Chemical reaction controlled synthesis of Cu2O hollow octahedra and core–shell structures

Abstract

Uniform hollow octahedra of Cu₂O were successfully synthesized by the facile room-temperature chemical reaction of copper acetate and N₂H₄ without using any surfactant. The growth mechanism of the hollow octahedra and the solution environment in the chemical reaction were investigated. The chemical reactions from Cu²⁺ to Cu(OH)₄²⁻ and finally to Cu₂O can be done within <2 s. In this reaction system, N₂H₄ served as an alkali and reducing agent. Acetate ions, Ac⁻, can serve as buffer, act as counterions, and Ac⁻ are coordinated to the Cu₂O particle surface.
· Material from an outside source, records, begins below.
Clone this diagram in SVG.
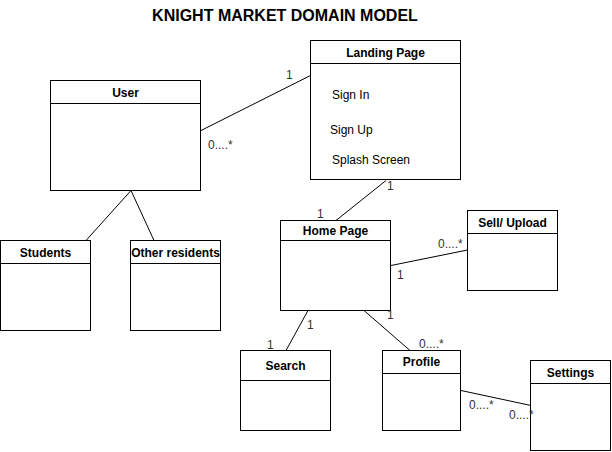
<svg xmlns="http://www.w3.org/2000/svg" width="612" height="452" viewBox="0 0 612 452">
<style>
.box{fill:#fff;stroke:#000;stroke-width:1}
.hd{font-family:"Liberation Sans",Arial,sans-serif;font-size:12px;font-weight:bold;text-anchor:middle;fill:#000}
.tx{font-family:"Liberation Sans",Arial,sans-serif;font-size:12px;fill:#000}
.lb{font-family:"Liberation Sans",Arial,sans-serif;font-size:12px;fill:#333}
.ln{stroke:#000;stroke-width:1;fill:none}
.title{font-family:"Liberation Sans",Arial,sans-serif;font-size:16px;font-weight:bold;text-anchor:middle;fill:#000}
</style>
<rect width="612" height="452" fill="#fff"/>
<text class="title" x="285" y="21">KNIGHT MARKET DOMAIN MODEL</text>
<g id="landing">
<rect class="box" x="310.5" y="40.5" width="150" height="139"/>
<line class="ln" x1="310.5" y1="63.5" x2="460.5" y2="63.5"/>
<text class="hd" x="385.5" y="57">Landing Page</text>
<text class="tx" x="332" y="99">Sign In</text>
<text class="tx" x="330" y="134">Sign Up</text>
<text class="tx" x="332" y="164">Splash Screen</text>
</g>
<g id="user">
<rect class="box" x="50.5" y="80.5" width="150" height="110"/>
<line class="ln" x1="50.5" y1="103.5" x2="200.5" y2="103.5"/>
<text class="hd" x="125.5" y="96.5">User</text>
</g>
<g id="students">
<rect class="box" x="0.5" y="240.5" width="90" height="90"/>
<line class="ln" x1="0.5" y1="263.5" x2="90.5" y2="263.5"/>
<text class="hd" x="45.5" y="257">Students</text>
</g>
<g id="other">
<rect class="box" x="130.5" y="240.5" width="90" height="90"/>
<line class="ln" x1="130.5" y1="263.5" x2="220.5" y2="263.5"/>
<text class="hd" x="175.5" y="257">Other residents</text>
</g>
<g id="home">
<rect class="box" x="280.5" y="220.5" width="110" height="90"/>
<line class="ln" x1="280.5" y1="240.5" x2="390.5" y2="240.5"/>
<text class="hd" x="335.5" y="235">Home Page</text>
</g>
<g id="sell">
<rect class="box" x="467.5" y="210.5" width="90" height="80"/>
<line class="ln" x1="467.5" y1="233.5" x2="557.5" y2="233.5"/>
<text class="hd" x="512.5" y="226.5">Sell/ Upload</text>
</g>
<g id="search">
<rect class="box" x="240.5" y="350.5" width="90" height="80"/>
<line class="ln" x1="240.5" y1="380.5" x2="330.5" y2="380.5"/>
<text class="hd" x="285.5" y="370">Search</text>
</g>
<g id="profile">
<rect class="box" x="382.5" y="350.5" width="78" height="80"/>
<line class="ln" x1="382.5" y1="373.5" x2="460.5" y2="373.5"/>
<text class="hd" x="421.5" y="366">Profile</text>
</g>
<g id="settings">
<rect class="box" x="530.5" y="360.5" width="80" height="90"/>
<line class="ln" x1="530.5" y1="383.5" x2="610.5" y2="383.5"/>
<text class="hd" x="570.5" y="377">Settings</text>
</g>
<g id="connectors">
<line class="ln" x1="201" y1="130.5" x2="310.5" y2="75.5"/>
<line class="ln" x1="131" y1="190.5" x2="86" y2="240.5"/>
<line class="ln" x1="131" y1="190.5" x2="154" y2="240.5"/>
<line class="ln" x1="386" y1="180.5" x2="336" y2="220.5"/>
<line class="ln" x1="391" y1="265.5" x2="467.5" y2="250"/>
<line class="ln" x1="308" y1="310.5" x2="286" y2="350.5"/>
<line class="ln" x1="364" y1="310.5" x2="410" y2="350.5"/>
<line class="ln" x1="461" y1="390.5" x2="531" y2="405.5"/>
<text class="lb" x="286" y="79">1</text>
<text class="lb" x="208" y="149">0....*</text>
<text class="lb" x="387" y="190">1</text>
<text class="lb" x="317" y="218">1</text>
<text class="lb" x="397" y="279">1</text>
<text class="lb" x="438" y="248">0....*</text>
<text class="lb" x="307" y="329">1</text>
<text class="lb" x="267" y="349">1</text>
<text class="lb" x="387" y="319">1</text>
<text class="lb" x="419" y="348">0....*</text>
<text class="lb" x="469" y="409">0....*</text>
<text class="lb" x="509" y="419">0....*</text>
</g>
</svg>
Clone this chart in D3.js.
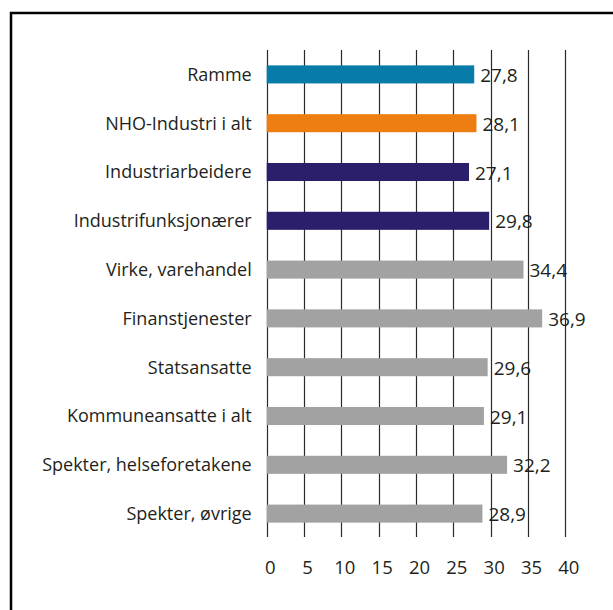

The hollow-octahedron@nanoparticles-aggregate core@shell structures were synthesized by the introduction of NH₄⁺ cations. The core@shell structures show a higher capacity and better cycling stability than the hollow octahedra as lithium-ion battery anodes because the core@shell structures can endure large volume changes during electrochemical reactions and nanoparticles with small sizes can shorten the diffusion path of the Li⁺ ions and electrons. As supercapacitors, the core@shell structures have a higher specific capacitance than that of the hollow octahedra.